Change Data Capture (CDC) turns your database's transaction log into a Kafka topic. Every INSERT, UPDATE, DELETE becomes an event downstream consumers can react to in near-real-time — without polling the database. Debezium is the open-source reference implementation.
How it taps the log
Debezium reads the database's binary log directly: MySQL binlog, Postgres WAL via logical replication, MongoDB oplog. No triggers, no polling, no application changes.
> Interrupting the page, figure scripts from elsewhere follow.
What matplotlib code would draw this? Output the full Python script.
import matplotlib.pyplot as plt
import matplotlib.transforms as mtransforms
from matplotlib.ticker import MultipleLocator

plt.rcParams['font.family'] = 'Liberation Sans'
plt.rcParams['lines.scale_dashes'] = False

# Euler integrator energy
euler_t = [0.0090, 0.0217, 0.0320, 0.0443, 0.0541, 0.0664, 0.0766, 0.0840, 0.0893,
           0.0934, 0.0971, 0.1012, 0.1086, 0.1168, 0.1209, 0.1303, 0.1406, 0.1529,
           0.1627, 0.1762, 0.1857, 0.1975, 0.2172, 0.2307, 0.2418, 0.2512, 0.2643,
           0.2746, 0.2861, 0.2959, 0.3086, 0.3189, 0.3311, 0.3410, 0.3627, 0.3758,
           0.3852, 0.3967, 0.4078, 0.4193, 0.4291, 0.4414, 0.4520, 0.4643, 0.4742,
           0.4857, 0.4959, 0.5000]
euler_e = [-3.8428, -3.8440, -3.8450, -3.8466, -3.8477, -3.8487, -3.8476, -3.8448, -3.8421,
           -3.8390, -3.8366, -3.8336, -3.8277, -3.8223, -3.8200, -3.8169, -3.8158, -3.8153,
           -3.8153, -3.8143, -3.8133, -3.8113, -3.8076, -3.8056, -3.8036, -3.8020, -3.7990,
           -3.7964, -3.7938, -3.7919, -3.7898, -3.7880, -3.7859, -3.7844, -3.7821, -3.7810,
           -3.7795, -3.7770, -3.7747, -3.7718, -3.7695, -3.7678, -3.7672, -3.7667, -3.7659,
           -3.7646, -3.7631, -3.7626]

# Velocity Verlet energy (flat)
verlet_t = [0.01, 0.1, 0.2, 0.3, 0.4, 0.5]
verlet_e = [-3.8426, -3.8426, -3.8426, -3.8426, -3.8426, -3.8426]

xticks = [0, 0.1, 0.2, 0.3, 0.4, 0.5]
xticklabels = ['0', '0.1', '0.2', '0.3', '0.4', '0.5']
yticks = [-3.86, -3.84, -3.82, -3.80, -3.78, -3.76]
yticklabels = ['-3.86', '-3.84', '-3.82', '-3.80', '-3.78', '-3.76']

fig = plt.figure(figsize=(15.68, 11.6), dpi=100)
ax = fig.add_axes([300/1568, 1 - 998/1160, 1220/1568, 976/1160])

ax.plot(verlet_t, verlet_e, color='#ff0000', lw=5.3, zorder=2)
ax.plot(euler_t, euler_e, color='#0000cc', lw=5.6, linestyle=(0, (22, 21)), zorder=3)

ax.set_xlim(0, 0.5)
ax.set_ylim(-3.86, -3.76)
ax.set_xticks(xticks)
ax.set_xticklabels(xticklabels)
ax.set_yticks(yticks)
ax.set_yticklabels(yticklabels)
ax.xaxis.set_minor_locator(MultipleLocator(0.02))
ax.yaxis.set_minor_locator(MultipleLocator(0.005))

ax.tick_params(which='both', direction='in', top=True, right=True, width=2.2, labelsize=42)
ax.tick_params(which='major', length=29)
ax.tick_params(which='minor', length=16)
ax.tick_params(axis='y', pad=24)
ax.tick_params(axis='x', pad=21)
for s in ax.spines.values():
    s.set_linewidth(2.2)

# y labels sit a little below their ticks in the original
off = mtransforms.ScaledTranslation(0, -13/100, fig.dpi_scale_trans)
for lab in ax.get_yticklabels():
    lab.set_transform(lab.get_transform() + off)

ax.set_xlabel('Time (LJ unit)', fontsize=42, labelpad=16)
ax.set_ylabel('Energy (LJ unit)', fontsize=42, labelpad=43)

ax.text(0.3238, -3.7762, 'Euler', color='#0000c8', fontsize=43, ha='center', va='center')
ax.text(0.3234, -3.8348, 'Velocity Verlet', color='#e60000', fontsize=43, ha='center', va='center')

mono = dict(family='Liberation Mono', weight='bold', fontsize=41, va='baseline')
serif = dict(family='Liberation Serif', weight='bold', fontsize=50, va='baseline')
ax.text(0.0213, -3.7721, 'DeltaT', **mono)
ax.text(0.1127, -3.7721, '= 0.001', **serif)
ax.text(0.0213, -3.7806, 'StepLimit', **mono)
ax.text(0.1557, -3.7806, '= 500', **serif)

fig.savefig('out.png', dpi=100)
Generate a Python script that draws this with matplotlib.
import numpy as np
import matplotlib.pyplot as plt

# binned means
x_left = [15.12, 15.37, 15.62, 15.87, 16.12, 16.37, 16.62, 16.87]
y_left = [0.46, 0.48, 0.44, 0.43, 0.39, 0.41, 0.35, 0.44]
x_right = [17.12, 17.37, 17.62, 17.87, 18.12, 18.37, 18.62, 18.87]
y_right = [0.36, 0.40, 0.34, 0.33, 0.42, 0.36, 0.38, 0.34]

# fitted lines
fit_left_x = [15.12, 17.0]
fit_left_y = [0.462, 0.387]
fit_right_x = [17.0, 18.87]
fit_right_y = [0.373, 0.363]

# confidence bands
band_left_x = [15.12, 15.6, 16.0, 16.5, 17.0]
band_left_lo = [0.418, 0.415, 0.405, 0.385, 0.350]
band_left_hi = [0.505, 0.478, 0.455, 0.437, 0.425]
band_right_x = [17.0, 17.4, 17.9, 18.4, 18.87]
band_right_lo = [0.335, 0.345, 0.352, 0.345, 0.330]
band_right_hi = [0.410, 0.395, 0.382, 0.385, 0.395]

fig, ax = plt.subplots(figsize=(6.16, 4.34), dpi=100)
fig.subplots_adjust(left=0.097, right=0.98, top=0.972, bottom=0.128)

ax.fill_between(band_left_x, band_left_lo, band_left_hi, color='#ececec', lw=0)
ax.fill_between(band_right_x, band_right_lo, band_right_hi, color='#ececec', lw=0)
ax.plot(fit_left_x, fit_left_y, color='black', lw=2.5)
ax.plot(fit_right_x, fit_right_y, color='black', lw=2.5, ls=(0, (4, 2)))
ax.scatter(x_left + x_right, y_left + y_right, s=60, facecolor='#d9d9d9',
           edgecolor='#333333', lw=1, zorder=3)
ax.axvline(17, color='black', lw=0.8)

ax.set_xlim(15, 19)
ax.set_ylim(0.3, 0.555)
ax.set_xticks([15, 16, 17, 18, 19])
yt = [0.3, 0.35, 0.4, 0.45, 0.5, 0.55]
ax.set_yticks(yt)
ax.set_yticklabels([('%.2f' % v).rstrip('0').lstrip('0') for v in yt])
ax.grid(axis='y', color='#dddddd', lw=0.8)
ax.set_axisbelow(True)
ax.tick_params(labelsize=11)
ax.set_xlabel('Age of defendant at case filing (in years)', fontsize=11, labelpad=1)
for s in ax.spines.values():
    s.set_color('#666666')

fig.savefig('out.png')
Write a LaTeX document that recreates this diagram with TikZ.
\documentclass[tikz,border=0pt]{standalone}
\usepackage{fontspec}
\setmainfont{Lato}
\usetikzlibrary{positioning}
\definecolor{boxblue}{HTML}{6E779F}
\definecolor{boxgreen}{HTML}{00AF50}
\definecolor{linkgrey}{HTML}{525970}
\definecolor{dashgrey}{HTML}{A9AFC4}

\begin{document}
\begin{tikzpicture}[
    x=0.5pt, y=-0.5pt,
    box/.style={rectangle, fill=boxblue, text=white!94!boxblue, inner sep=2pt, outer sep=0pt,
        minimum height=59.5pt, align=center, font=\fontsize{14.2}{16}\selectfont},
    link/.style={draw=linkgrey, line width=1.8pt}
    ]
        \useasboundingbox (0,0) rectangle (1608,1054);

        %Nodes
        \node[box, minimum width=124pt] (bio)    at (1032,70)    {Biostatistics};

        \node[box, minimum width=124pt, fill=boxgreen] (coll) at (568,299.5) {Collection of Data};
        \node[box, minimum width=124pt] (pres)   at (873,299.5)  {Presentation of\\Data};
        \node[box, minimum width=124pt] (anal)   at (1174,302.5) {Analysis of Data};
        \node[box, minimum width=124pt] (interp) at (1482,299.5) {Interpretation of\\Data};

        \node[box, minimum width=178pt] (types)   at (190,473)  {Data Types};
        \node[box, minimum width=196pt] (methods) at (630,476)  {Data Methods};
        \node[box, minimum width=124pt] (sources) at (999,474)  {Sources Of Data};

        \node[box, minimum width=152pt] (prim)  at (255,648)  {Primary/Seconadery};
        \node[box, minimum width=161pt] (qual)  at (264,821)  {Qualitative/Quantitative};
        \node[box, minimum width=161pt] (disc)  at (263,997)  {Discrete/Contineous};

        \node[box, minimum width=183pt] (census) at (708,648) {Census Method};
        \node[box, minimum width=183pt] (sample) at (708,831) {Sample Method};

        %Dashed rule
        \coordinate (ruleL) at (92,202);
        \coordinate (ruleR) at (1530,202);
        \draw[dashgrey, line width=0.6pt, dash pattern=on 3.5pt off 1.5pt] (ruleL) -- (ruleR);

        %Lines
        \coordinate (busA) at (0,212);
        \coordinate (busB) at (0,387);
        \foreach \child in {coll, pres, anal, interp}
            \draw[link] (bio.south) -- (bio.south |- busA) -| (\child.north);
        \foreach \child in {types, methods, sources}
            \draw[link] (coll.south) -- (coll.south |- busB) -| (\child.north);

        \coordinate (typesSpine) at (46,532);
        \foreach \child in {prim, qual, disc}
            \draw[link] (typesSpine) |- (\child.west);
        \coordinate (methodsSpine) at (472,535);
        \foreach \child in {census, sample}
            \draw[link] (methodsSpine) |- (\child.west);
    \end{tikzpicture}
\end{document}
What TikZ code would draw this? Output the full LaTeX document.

The source DB sees a single replication client.
Event shape
{
"op": "u", // c=create, u=update, d=delete, r=read
"ts_ms": 1719388800000,
"source": { "db": "orders_db", "table": "orders", "txId": 42 },
"before": { "id": 7, "status": "pending" },
"after": { "id": 7, "status": "shipped" }
}Schema evolution
Debezium integrates with Confluent Schema Registry by default. ALTER TABLE results in a new schema version; downstream consumers using Avro deserializers handle backward-compatible changes automatically. Breaking changes (column rename, type change) require coordination.
Production gotchas
Initial snapshot of a large table can take hours and blocks WAL recycling — schedule for low-traffic windows. Long-running consumer lag pins the WAL — alert on it. For Postgres, set max_wal_senders and use a dedicated replication slot.
Use cases
Search index sync (Postgres → Elasticsearch). Cache invalidation (DB → Redis). Audit log. Multi-region replication. Event-driven microservices (each consumer reacts to DB changes). CDC is the lowest-coupling way to add async pipelines without app code changes.